--- Stored data ---

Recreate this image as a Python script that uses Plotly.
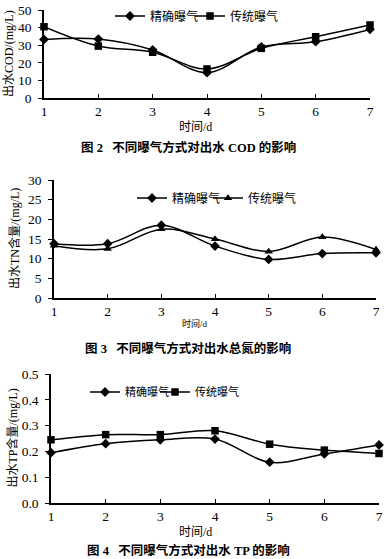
import plotly.graph_objects as go

W, H = 387, 559

days = [1, 2, 3, 4, 5, 6, 7]
series_names = ["精确曝气", "传统曝气"]

cod_precise = [33.3, 33.5, 27.3, 14.4, 29.0, 32.0, 39.0]
cod_conv = [40.5, 29.5, 26.0, 16.5, 28.2, 34.8, 41.5]

tn_precise = [13.8, 13.8, 18.5, 13.2, 9.8, 11.3, 11.5]
tn_conv = [13.3, 12.5, 17.5, 15.0, 11.8, 15.5, 12.3]

tp_precise = [0.195, 0.23, 0.245, 0.248, 0.158, 0.19, 0.225]
tp_conv = [0.245, 0.265, 0.265, 0.28, 0.228, 0.205, 0.192]

y_titles = ["出水COD/(mg/L)", "出水TN含量/(mg/L)", "出水TP含量/(mg/L)"]
x_title = "时间/d"
captions = ["图 2   不同曝气方式对出水 COD 的影响",
            "图 3   不同曝气方式对出水总氮的影响",
            "图 4   不同曝气方式对出水 TP 的影响"]

FONT = "Liberation Serif, Noto Sans CJK SC"

def px_x(p):
    return p / W

def px_y(p):
    return 1 - p / H

fig = go.Figure()

panels = [
    dict(data=(cod_precise, cod_conv), sym2="square", yr=[0, 50], dt=10,
         x0=44, x1=370, ytop=10, ybot=98, legx=(110, 190), legy=16, lfs=12,
         xt=127, xts=12, cap=147, ytx=9, tickfmt=None),
    dict(data=(tn_precise, tn_conv), sym2="triangle-up", yr=[0, 30], dt=5,
         x0=54, x1=376, ytop=180, ybot=298, legx=(132, 208), legy=198, lfs=12,
         xt=323, xts=9, cap=348, ytx=14, tickfmt=None),
    dict(data=(tp_precise, tp_conv), sym2="square", yr=[0, 0.5], dt=0.1,
         x0=51, x1=379, ytop=374, ybot=503, legx=(85, 155), legy=392, lfs=11,
         xt=532, xts=12, cap=550, ytx=12, tickfmt=".1f"),
]

k = 0
for i, p in enumerate(panels):
    n = "" if i == 0 else str(i + 1)
    xa, ya = "x" + n, "y" + n
    syms = ["diamond", p["sym2"]]
    for j, vals in enumerate(p["data"]):
        leg = "legend" if k == 0 else "legend" + str(k + 1)
        k += 1
        fig.add_trace(go.Scatter(
            x=days, y=vals, name=series_names[j], xaxis=xa, yaxis=ya,
            mode="lines+markers", legend=leg, cliponaxis=False,
            line=dict(color="black", width=1.5, shape="spline", smoothing=1),
            marker=dict(symbol=syms[j], size=7.5, color="black"),
        ))
        fig.layout[leg] = dict(
            orientation="h", x=px_x(p["legx"][j]), y=px_y(p["legy"]),
            xanchor="left", yanchor="middle", bgcolor="rgba(0,0,0,0)",
            font=dict(family=FONT, size=p["lfs"], color="black"),
            itemwidth=30,
        )
    xdom = [px_x(p["x0"]), px_x(p["x1"])]
    ydom = [px_y(p["ybot"]), px_y(p["ytop"])]
    fig.layout["xaxis" + n] = dict(
        domain=xdom, anchor=ya, range=[1, 7], dtick=1, tick0=1,
        showgrid=False, zeroline=False, showline=True, linecolor="black", linewidth=1.5,
        ticks="inside", ticklen=4, tickcolor="black", automargin=False,
        tickfont=dict(family=FONT, size=13.5, color="black"),
    )
    fig.layout["yaxis" + n] = dict(
        domain=ydom, anchor=xa, range=p["yr"], dtick=p["dt"], tick0=0,
        showgrid=False, zeroline=False, showline=True, linecolor="black", linewidth=1.5,
        ticks="outside", ticklen=4, tickcolor="black", tickformat=p["tickfmt"], automargin=False,
        ticklabelstandoff=4,
        tickfont=dict(family=FONT, size=13.5, color="black"),
    )
    fig.add_annotation(text=y_titles[i], xref="paper", yref="paper",
                       x=px_x(p["ytx"]), y=(ydom[0] + ydom[1]) / 2, textangle=-90,
                       xanchor="center", yanchor="middle",
                       showarrow=False, font=dict(family=FONT, size=12, color="black"))
    fig.add_annotation(text=x_title, xref="paper", yref="paper",
                       x=px_x(195), y=px_y(p["xt"]), xanchor="center", yanchor="middle",
                       showarrow=False,
                       font=dict(family=FONT, size=p["xts"], color="black"))
    fig.add_annotation(text="<b>" + captions[i] + "</b>", xref="paper", yref="paper",
                       x=px_x(188), y=px_y(p["cap"]), xanchor="center", yanchor="middle",
                       showarrow=False,
                       font=dict(family=FONT, size=12.5, color="black"))

fig.update_layout(
    width=W, height=H, margin=dict(l=0, r=0, t=0, b=0),
    paper_bgcolor="white", plot_bgcolor="white", showlegend=True,
)

fig.write_html("out.html", config={"displayModeBar": False},
               post_script="document.body.style.margin='0';document.body.style.overflow='hidden';")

---

# [Aim]
From the first line of the material down to the line containing "tp_conv = [0.245, 0.265, 0.265, 0.28, 0.228, 0.205, 0.192]", inclusive, return each line exactly, skipping any picture.

# [Answer to the problem]
Recreate this image as a Python script that uses Plotly.
import plotly.graph_objects as go

W, H = 387, 559

days = [1, 2, 3, 4, 5, 6, 7]
series_names = ["精确曝气", "传统曝气"]

cod_precise = [33.3, 33.5, 27.3, 14.4, 29.0, 32.0, 39.0]
cod_conv = [40.5, 29.5, 26.0, 16.5, 28.2, 34.8, 41.5]

tn_precise = [13.8, 13.8, 18.5, 13.2, 9.8, 11.3, 11.5]
tn_conv = [13.3, 12.5, 17.5, 15.0, 11.8, 15.5, 12.3]

tp_precise = [0.195, 0.23, 0.245, 0.248, 0.158, 0.19, 0.225]
tp_conv = [0.245, 0.265, 0.265, 0.28, 0.228, 0.205, 0.192]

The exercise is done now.